Training and Test

The library includes scripts to prepare training data and to train both the parse and generate models. These scripts are not part of the pip install so to use them simply download the GitHub project and use them in place. The code for these is located in scripts/X_yyy.

Scripts Directory

* 10_Misc                  PlotAMR.py, SpotlightDBServer.sh
* 20_Assemble_LDC2020T02   Collect the LDC training data into test, dev, and train files
* 30_Model_Parse_GSII      Scripts to train the parsing model
* 40_Model_Generate_T5     Scripts to train the generation model
* 50_Build_AMR_View        Script to build and run the GUI

Most of the files in these directories start with a number. To train the model, open the files in numerical order, check the defined directories, etc.. under the main statement and run. Most of these scripts are simply there to setup parameters and then call the associated library functions to execute the code. As such, they are all relatively short and should be fairly self-explanatory.

Directory Structure and Run Locations

The scripts in the above directories have a statement at the top import setup_run_dir. This very simple import causes python to see the script as running from 2 levels up from the current directory. This is just a simple way to keep the scripts all in an organized directory and still have local import of amrlib and a common path to data. If you move the script or try to run it from another location, be sure to remove this import and modify paths accordingly.

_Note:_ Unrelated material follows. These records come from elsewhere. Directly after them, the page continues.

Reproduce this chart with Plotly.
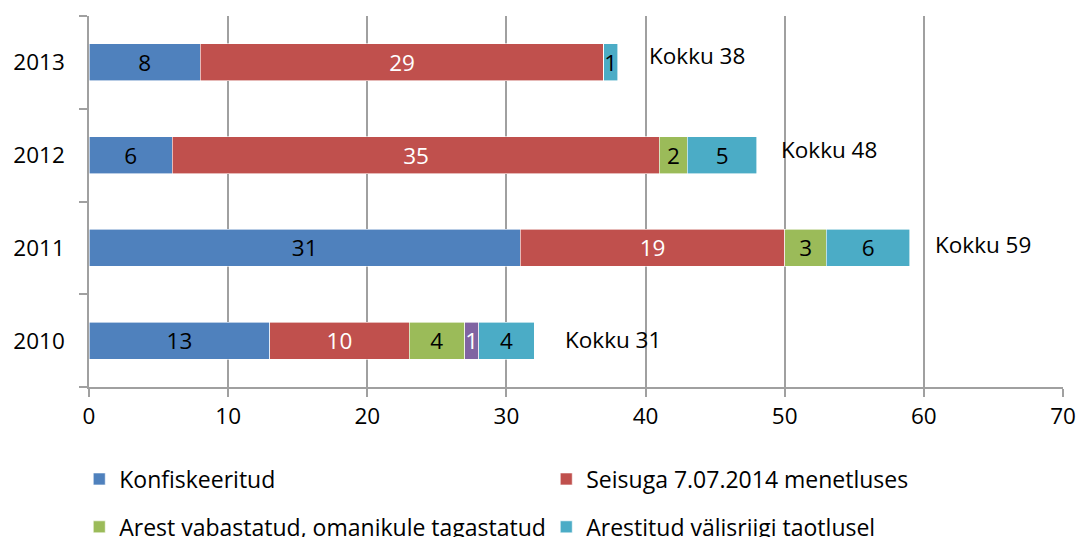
import plotly.graph_objects as go

years = ["2010", "2011", "2012", "2013"]
konfiskeeritud = [13, 31, 6, 8]
menetluses = [10, 19, 35, 29]
vabastatud = [4, 3, 2, 0]
lilla = [1, 0, 0, 0]
valisriik = [4, 6, 5, 1]
totals = [31, 59, 48, 38]

# (name, values, colour, label colour, legend id)
series = [
    ("Konfiskeeritud", konfiskeeritud, "#4F81BD", "black", "legend"),
    ("Seisuga 7.07.2014 menetluses", menetluses, "#C0504D", "white", "legend"),
    ("Arest vabastatud, omanikule tagastatud", vabastatud, "#9BBB59", "black", "legend2"),
    ("Muu", lilla, "#8064A2", "white", None),
    ("Arestitud välisriigi taotlusel", valisriik, "#4BACC6", "black", "legend2"),
]

FONT = "Open Sans"
FS = 22.5
LFS = 23
fig = go.Figure()
for name, vals, color, tcolor, leg in series:
    fig.add_trace(go.Bar(
        y=years, x=vals, name=name, orientation="h",
        marker=dict(color=color, line=dict(color="white", width=0.6)),
        text=[str(v) if v else "" for v in vals],
        textposition="inside", insidetextanchor="middle", textangle=0,
        constraintext="none",
        textfont=dict(color=tcolor, size=FS, family=FONT),
        showlegend=leg is not None, legend=leg if leg else "legend",
        width=0.4,
    ))

# label placement styles (pixels)
kokku_xshift = [43, 23, 22, 29]
kokku_yshift = [1, 3, 6, 7]
for i, (y, t) in enumerate(zip(years, totals)):
    fig.add_annotation(x=t, y=i, xref="x", yref="y", text=f"Kokku {t}", showarrow=False,
                       xanchor="left", xshift=kokku_xshift[i], yshift=kokku_yshift[i],
                       font=dict(size=FS, color="black", family=FONT))

fig.update_layout(
    barmode="stack",
    width=1081, height=537,
    margin=dict(l=89, r=18, t=16, b=150, autoexpand=False),
    plot_bgcolor="white", paper_bgcolor="white",
    font=dict(family=FONT, size=FS, color="black"),
    uniformtext=dict(mode="show", minsize=FS),
    legend=dict(orientation="h", x=-0.01, xanchor="left", y=-0.248, yanchor="middle",
                entrywidth=422, entrywidthmode="pixels", traceorder="normal",
                font=dict(size=LFS, family=FONT), itemwidth=30, bgcolor="rgba(0,0,0,0)"),
    legend2=dict(orientation="h", x=-0.01, xanchor="left", y=-0.377, yanchor="middle",
                 entrywidth=422, entrywidthmode="pixels", traceorder="normal",
                 font=dict(size=LFS, family=FONT), itemwidth=30, bgcolor="rgba(0,0,0,0)"),
    xaxis=dict(range=[0, 70], dtick=10, showgrid=True, gridcolor="#A0A0A0", gridwidth=1.5,
               showline=True, linecolor="#A0A0A0", linewidth=1.5,
               ticks="outside", tickcolor="#A0A0A0", ticklen=8, tickwidth=1.5,
               tickfont=dict(size=FS, family=FONT), zeroline=False),
    yaxis=dict(type="category", showline=True, linecolor="#A0A0A0", linewidth=1.5,
               ticks="outside", tickcolor="#A0A0A0", ticklen=8, tickwidth=1.5,
               tickson="boundaries", ticklabelstandoff=18,
               tickfont=dict(size=FS, family=FONT), range=[-0.5, 3.5]),
)

fig.write_html(
    "out.html",
    config={"displayModeBar": False},
    post_script="document.body.style.margin='0';document.body.style.overflow='hidden';",
)
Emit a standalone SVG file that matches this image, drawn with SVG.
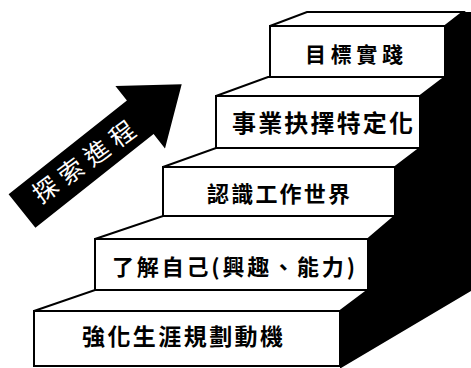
<svg xmlns="http://www.w3.org/2000/svg" width="471" height="368" viewBox="0 0 471 368">
<style>
.face{fill:#fff;stroke:#000;stroke-width:2;stroke-linejoin:miter}
.side{fill:#000}
.lbl{font-family:"Noto Sans CJK TC","Noto Sans CJK SC",sans-serif;font-weight:bold;fill:#000}
.arrtxt{font-family:"Noto Sans CJK TC","Noto Sans CJK SC",sans-serif;font-weight:normal;fill:#fff}
</style>
<rect width="471" height="368" fill="#fff"/>
<g id="stair-side">
<polygon class="side" points="445,26 463,12 471,12 471,291 341,368 340,368 340,311 368,290 368,239 395,216 395,167 420,148 420,96 445,77"/>
</g>
<g id="step5">
<polygon class="face" points="270,26 307,12 463,12 445,26"/>
<rect class="face" x="270" y="26" width="175" height="51"/>
<text class="lbl" x="305" y="62" font-size="21" textLength="98" lengthAdjust="spacing">目標實踐</text>
</g>
<g id="step4">
<polygon class="face" points="216,96 268,77 445,77 420,96"/>
<rect class="face" x="216" y="96" width="204" height="52"/>
<text class="lbl" x="232" y="132" font-size="24" textLength="181" lengthAdjust="spacing">事業抉擇特定化</text>
</g>
<g id="step3">
<polygon class="face" points="163,167 216,148 420,148 395,167"/>
<rect class="face" x="163" y="167" width="232" height="49"/>
<text class="lbl" x="207" y="202" font-size="22" textLength="143" lengthAdjust="spacing">認識工作世界</text>
</g>
<g id="step2">
<polygon class="face" points="95,239 163,216 395,216 368,239"/>
<rect class="face" x="95" y="239" width="273" height="51"/>
<text class="lbl" x="112" y="275" font-size="22" textLength="243" lengthAdjust="spacing">了解自己(興趣、能力)</text>
</g>
<g id="step1">
<polygon class="face" points="34,311 95,290 368,290 340,311"/>
<rect class="face" x="34" y="311" width="306" height="55"/>
<text class="lbl" x="82" y="345" font-size="23" textLength="201" lengthAdjust="spacing">強化生涯規劃動機</text>
</g>
<g id="connectors">
<g id="progress-arrow">
<polygon fill="#000" points="8.6,194.2 126.9,100.4 115.4,85.9 181.7,84.3 165,148.5 153.6,134 35.4,227.8"/>
<text class="arrtxt" x="0" y="0" font-size="25" text-anchor="middle" textLength="120" lengthAdjust="spacing" transform="translate(84,162) rotate(-36) translate(0,9)">探索進程</text>
</g>
</g>
</svg>
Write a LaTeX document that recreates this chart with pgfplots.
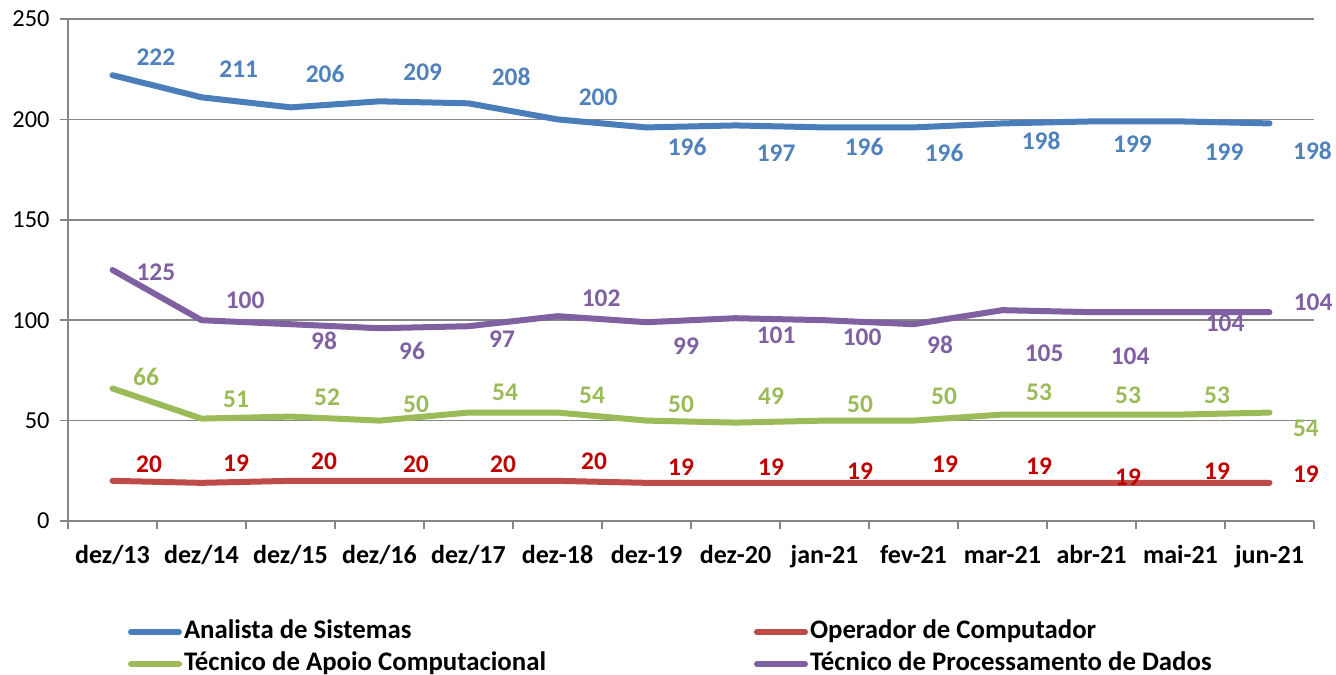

All training data, models, etc.. is expected to reside under amrlib/data. When you run the first script for data prep (scripts/20_Assemble_LDC2020T02/10_CollateData.py) the only directory present should be amrlib/data/amr_annotation_3.0. After running all the scripts in 20_, 30_ and 40_ the data directory layout will look something like...

├── amr_annotation_3.0
├── LDC2020T02
│   ├── dev.txt
│   ├── test.txt
│   └── train.txt
├── model_generate_t5
│   ├── config.json
│   ├── pytorch_model.bin
│   ├── test.txt.generated
│   ├── test.txt.ref_sents
│   └── training_args.bin
├── model_parse_gsii
│   ├── epoch200.pt
│   ├── epoch200.pt.dev_generated
│   ├── epoch200.pt.test_generated
│   ├── epoch200.pt.test_generated.wiki
│   └── vocabs
│       ├── concept_char_vocab
│       ├── concept_vocab
│       ├── lem_char_vocab
│       ├── lem_vocab
│       ├── ner_vocab
│       ├── pos_vocab
│       ├── predictable_concept_vocab
│       ├── rel_vocab
│       ├── tok_vocab
│       └── word_char_vocab
└── tdata_gsii
    ├── dev.txt.features
    ├── dev.txt.features.nowiki
    ├── spotlight_wiki.json
    ├── test.txt.features
    ├── test.txt.features.nowiki
    ├── train.txt.features
    └── train.txt.features.nowiki

Note that when downloading models you will get a similar layout but the model directories generally have a version number appended and a link set, ie.. model_stog -> model_parse_gsii-v0_1_0.

Model Configuration

The configs directory has json files that contain model parameters used for training. You will notice that the train scripts for both models load these. If you wnat to change the location of the training data or any other model / training parameters (such as batch size) check in these files.

Training data

The latest AMR training corpus, LDC2020T02, is available from the Linguistic Data Consortium. It is free for institutions that have a membership or $300 for non-members (for non-commercial use).

This newest corpus contains about 60K AMR graphs. Other versions of LDC data can be used for training and test, however earlier versions are generally smaller so expect SMATCH and BLEU scores to be slightly lower on the smaller datasets. The original, freely available, "Little Prince" corpus is much smaller that the LDC datasets. It is not big enough to do a good job of training these large models but it can be used for experimenting; just expect much lower scores during test.

If you want to try training but don't want to buy the LDC data, it's reasonable to use the pre-trained parser (or another existing one such as JAMR) to create a synthetic corpus by parsing a large number of sentences from a free corpus and then using the output AMR graphs as input for training. This technique has shown to be an effective pre-training method in some papers, however with the larger LDC2020T02 corpus, pre-training is not generally required.

If you change the name / location of the training files, be sure to update the associated .json config files.